- _Supplied information_

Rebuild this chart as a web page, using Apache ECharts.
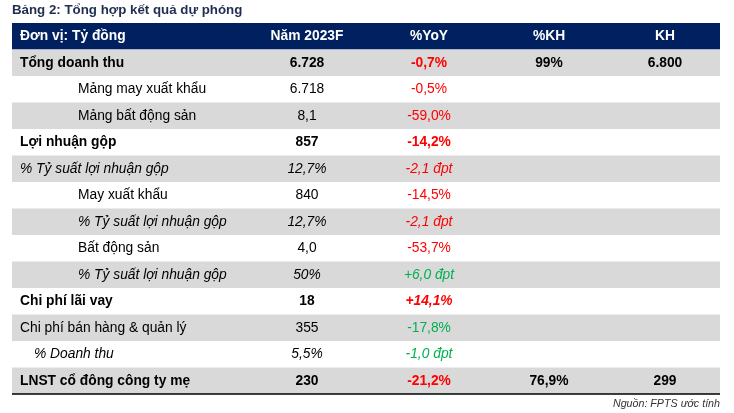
<!DOCTYPE html>
<html>
<head>
<meta charset="utf-8">
<script src="https://cdn.jsdelivr.net/npm/echarts@6/dist/echarts.min.js"></script>
<style>html,body{margin:0;padding:0;background:#fff}#c{width:734px;height:413px}</style>
</head>
<body>
<div id="c"></div>
<script>
// ---- data ----
const headers = ['Đơn vị: Tỷ đồng', 'Năm 2023F', '%YoY', '%KH', 'KH'];
const labels = ['Tổng doanh thu', 'Mảng may xuất khẩu', 'Mảng bất động sản', 'Lợi nhuận gộp',
  '% Tỷ suất lợi nhuận gộp', 'May xuất khẩu', '% Tỷ suất lợi nhuận gộp', 'Bất động sản',
  '% Tỷ suất lợi nhuận gộp', 'Chi phí lãi vay', 'Chi phí bán hàng & quản lý', '% Doanh thu',
  'LNST cổ đông công ty mẹ'];
const values2023 = ['6.728', '6.718', '8,1', '857', '12,7%', '840', '12,7%', '4,0', '50%', '18', '355', '5,5%', '230'];
const yoy = ['-0,7%', '-0,5%', '-59,0%', '-14,2%', '-2,1 đpt', '-14,5%', '-2,1 đpt', '-53,7%', '+6,0 đpt', '+14,1%', '-17,8%', '-1,0 đpt', '-21,2%'];
const pctKH = ['99%', '', '', '', '', '', '', '', '', '', '', '', '76,9%'];
const kh = ['6.800', '', '', '', '', '', '', '', '', '', '', '', '299'];
const titleText = 'Bảng 2: Tổng hợp kết quả dự phóng';
const sourceText = 'Nguồn: FPTS ước tính';

// ---- styles (not data) ----
// b: bold, i: italic, ind: indent level (0,1,2), c: yoy colour
const RED = '#ff0000', GREEN = '#00b050';
const rowStyle = [
  {b:1,i:0,ind:0,c:RED}, {b:0,i:0,ind:2,c:RED}, {b:0,i:0,ind:2,c:RED}, {b:1,i:0,ind:0,c:RED},
  {b:0,i:1,ind:0,c:RED}, {b:0,i:0,ind:2,c:RED}, {b:0,i:1,ind:2,c:RED}, {b:0,i:0,ind:2,c:RED},
  {b:0,i:1,ind:2,c:GREEN}, {b:1,i:0,ind:0,c:RED,yi:1}, {b:0,i:0,ind:0,c:GREEN}, {b:0,i:1,ind:1,c:GREEN},
  {b:1,i:0,ind:0,c:RED}
];
const FONT = '"Liberation Sans", Arial, sans-serif';
const FS = 13.8;
const XMAX = 708;
const labelX = [8, 22, 66];
const colCenters = [295, 417, 537, 653];

const chart = echarts.init(document.getElementById('c'));
const yCats = ['header'].concat(labels);
const data = yCats.map((_, i) => [0, i]);

function font(b, i, size) {
  return (i ? 'italic ' : '') + (b ? 'bold ' : '') + size + 'px ' + FONT;
}

chart.setOption({
  animation: false,
  title: [
    {text: titleText, left: 12, top: 4, padding: 0,
     textStyle: {fontSize: 13.3, fontWeight: 'bold', color: '#1f2d50', fontFamily: FONT}},
    {text: sourceText, right: 14, top: 399, padding: 0,
     textStyle: {fontSize: 10.7, fontWeight: 'normal', fontStyle: 'italic', color: '#333', fontFamily: FONT}}
  ],
  grid: {left: 12, right: 14, top: 23, bottom: 19},
  xAxis: {type: 'value', min: 0, max: XMAX, show: false},
  yAxis: {type: 'category', data: yCats, inverse: true, show: false},
  series: [{
    type: 'custom',
    clip: false,
    data: data,
    encode: {x: 0, y: 1},
    renderItem: function (params, api) {
      const r = api.value(1);
      const p0 = api.coord([0, r]);
      const p1 = api.coord([XMAX, r]);
      const h = api.size([0, 1])[1];
      const top = p0[1] - h / 2;
      const children = [];
      const cx = v => api.coord([v, r])[0];
      if (r === 0) {
        children.push({type: 'rect', shape: {x: p0[0], y: top, width: p1[0] - p0[0], height: h},
          style: {fill: '#002060'}});
        children.push({type: 'text', x: cx(labelX[0]), y: p0[1],
          style: {text: headers[0], fill: '#fff', font: font(1, 0, FS), align: 'left', verticalAlign: 'middle'}});
        for (let k = 1; k < 5; k++) {
          children.push({type: 'text', x: cx(colCenters[k - 1]), y: p0[1],
            style: {text: headers[k], fill: '#fff', font: font(1, 0, FS), align: 'center', verticalAlign: 'middle'}});
        }
        return {type: 'group', children};
      }
      const i = r - 1;
      const s = rowStyle[i];
      if (i % 2 === 0) {
        children.push({type: 'rect', shape: {x: p0[0], y: top, width: p1[0] - p0[0], height: h},
          style: {fill: '#d9d9d9'}});
      }
      children.push({type: 'text', x: cx(labelX[s.ind]), y: p0[1],
        style: {text: labels[i], fill: '#000', font: font(s.b, s.i, FS), align: 'left', verticalAlign: 'middle'}});
      const cells = [values2023[i], yoy[i], pctKH[i], kh[i]];
      cells.forEach((t, k) => {
        if (!t) return;
        children.push({type: 'text', x: cx(colCenters[k]), y: p0[1],
          style: {text: t, fill: k === 1 ? s.c : '#000',
            font: font(s.b, k === 1 ? (s.i || s.yi) : s.i, FS), align: 'center', verticalAlign: 'middle'}});
      });
      if (i === labels.length - 1) {
        children.push({type: 'line', shape: {x1: p0[0], y1: top + h, x2: p1[0], y2: top + h},
          style: {stroke: '#000', lineWidth: 1.5}});
      }
      return {type: 'group', children};
    }
  }]
});
</script>
</body>
</html>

- _Work to be completed_
Repeat the data in full and exactly. Omit pictures.

- _Answer_
Rebuild this chart as a web page, using Apache ECharts.
<!DOCTYPE html>
<html>
<head>
<meta charset="utf-8">
<script src="https://cdn.jsdelivr.net/npm/echarts@6/dist/echarts.min.js"></script>
<style>html,body{margin:0;padding:0;background:#fff}#c{width:734px;height:413px}</style>
</head>
<body>
<div id="c"></div>
<script>
// ---- data ----
const headers = ['Đơn vị: Tỷ đồng', 'Năm 2023F', '%YoY', '%KH', 'KH'];
const labels = ['Tổng doanh thu', 'Mảng may xuất khẩu', 'Mảng bất động sản', 'Lợi nhuận gộp',
  '% Tỷ suất lợi nhuận gộp', 'May xuất khẩu', '% Tỷ suất lợi nhuận gộp', 'Bất động sản',
  '% Tỷ suất lợi nhuận gộp', 'Chi phí lãi vay', 'Chi phí bán hàng & quản lý', '% Doanh thu',
  'LNST cổ đông công ty mẹ'];
const values2023 = ['6.728', '6.718', '8,1', '857', '12,7%', '840', '12,7%', '4,0', '50%', '18', '355', '5,5%', '230'];
const yoy = ['-0,7%', '-0,5%', '-59,0%', '-14,2%', '-2,1 đpt', '-14,5%', '-2,1 đpt', '-53,7%', '+6,0 đpt', '+14,1%', '-17,8%', '-1,0 đpt', '-21,2%'];
const pctKH = ['99%', '', '', '', '', '', '', '', '', '', '', '', '76,9%'];
const kh = ['6.800', '', '', '', '', '', '', '', '', '', '', '', '299'];
const titleText = 'Bảng 2: Tổng hợp kết quả dự phóng';
const sourceText = 'Nguồn: FPTS ước tính';

// ---- styles (not data) ----
// b: bold, i: italic, ind: indent level (0,1,2), c: yoy colour
const RED = '#ff0000', GREEN = '#00b050';
const rowStyle = [
  {b:1,i:0,ind:0,c:RED}, {b:0,i:0,ind:2,c:RED}, {b:0,i:0,ind:2,c:RED}, {b:1,i:0,ind:0,c:RED},
  {b:0,i:1,ind:0,c:RED}, {b:0,i:0,ind:2,c:RED}, {b:0,i:1,ind:2,c:RED}, {b:0,i:0,ind:2,c:RED},
  {b:0,i:1,ind:2,c:GREEN}, {b:1,i:0,ind:0,c:RED,yi:1}, {b:0,i:0,ind:0,c:GREEN}, {b:0,i:1,ind:1,c:GREEN},
  {b:1,i:0,ind:0,c:RED}
];
const FONT = '"Liberation Sans", Arial, sans-serif';
const FS = 13.8;
const XMAX = 708;
const labelX = [8, 22, 66];
const colCenters = [295, 417, 537, 653];

const chart = echarts.init(document.getElementById('c'));
const yCats = ['header'].concat(labels);
const data = yCats.map((_, i) => [0, i]);

function font(b, i, size) {
  return (i ? 'italic ' : '') + (b ? 'bold ' : '') + size + 'px ' + FONT;
}

chart.setOption({
  animation: false,
  title: [
    {text: titleText, left: 12, top: 4, padding: 0,
     textStyle: {fontSize: 13.3, fontWeight: 'bold', color: '#1f2d50', fontFamily: FONT}},
    {text: sourceText, right: 14, top: 399, padding: 0,
     textStyle: {fontSize: 10.7, fontWeight: 'normal', fontStyle: 'italic', color: '#333', fontFamily: FONT}}
  ],
  grid: {left: 12, right: 14, top: 23, bottom: 19},
  xAxis: {type: 'value', min: 0, max: XMAX, show: false},
  yAxis: {type: 'category', data: yCats, inverse: true, show: false},
  series: [{
    type: 'custom',
    clip: false,
    data: data,
    encode: {x: 0, y: 1},
    renderItem: function (params, api) {
      const r = api.value(1);
      const p0 = api.coord([0, r]);
      const p1 = api.coord([XMAX, r]);
      const h = api.size([0, 1])[1];
      const top = p0[1] - h / 2;
      const children = [];
      const cx = v => api.coord([v, r])[0];
      if (r === 0) {
        children.push({type: 'rect', shape: {x: p0[0], y: top, width: p1[0] - p0[0], height: h},
          style: {fill: '#002060'}});
        children.push({type: 'text', x: cx(labelX[0]), y: p0[1],
          style: {text: headers[0], fill: '#fff', font: font(1, 0, FS), align: 'left', verticalAlign: 'middle'}});
        for (let k = 1; k < 5; k++) {
          children.push({type: 'text', x: cx(colCenters[k - 1]), y: p0[1],
            style: {text: headers[k], fill: '#fff', font: font(1, 0, FS), align: 'center', verticalAlign: 'middle'}});
        }
        return {type: 'group', children};
      }
      const i = r - 1;
      const s = rowStyle[i];
      if (i % 2 === 0) {
        children.push({type: 'rect', shape: {x: p0[0], y: top, width: p1[0] - p0[0], height: h},
          style: {fill: '#d9d9d9'}});
      }
      children.push({type: 'text', x: cx(labelX[s.ind]), y: p0[1],
        style: {text: labels[i], fill: '#000', font: font(s.b, s.i, FS), align: 'left', verticalAlign: 'middle'}});
      const cells = [values2023[i], yoy[i], pctKH[i], kh[i]];
      cells.forEach((t, k) => {
        if (!t) return;
        children.push({type: 'text', x: cx(colCenters[k]), y: p0[1],
          style: {text: t, fill: k === 1 ? s.c : '#000',
            font: font(s.b, k === 1 ? (s.i || s.yi) : s.i, FS), align: 'center', verticalAlign: 'middle'}});
      });
      if (i === labels.length - 1) {
        children.push({type: 'line', shape: {x1: p0[0], y1: top + h, x2: p1[0], y2: top + h},
          style: {stroke: '#000', lineWidth: 1.5}});
      }
      return {type: 'group', children};
    }
  }]
});
</script>
</body>
</html>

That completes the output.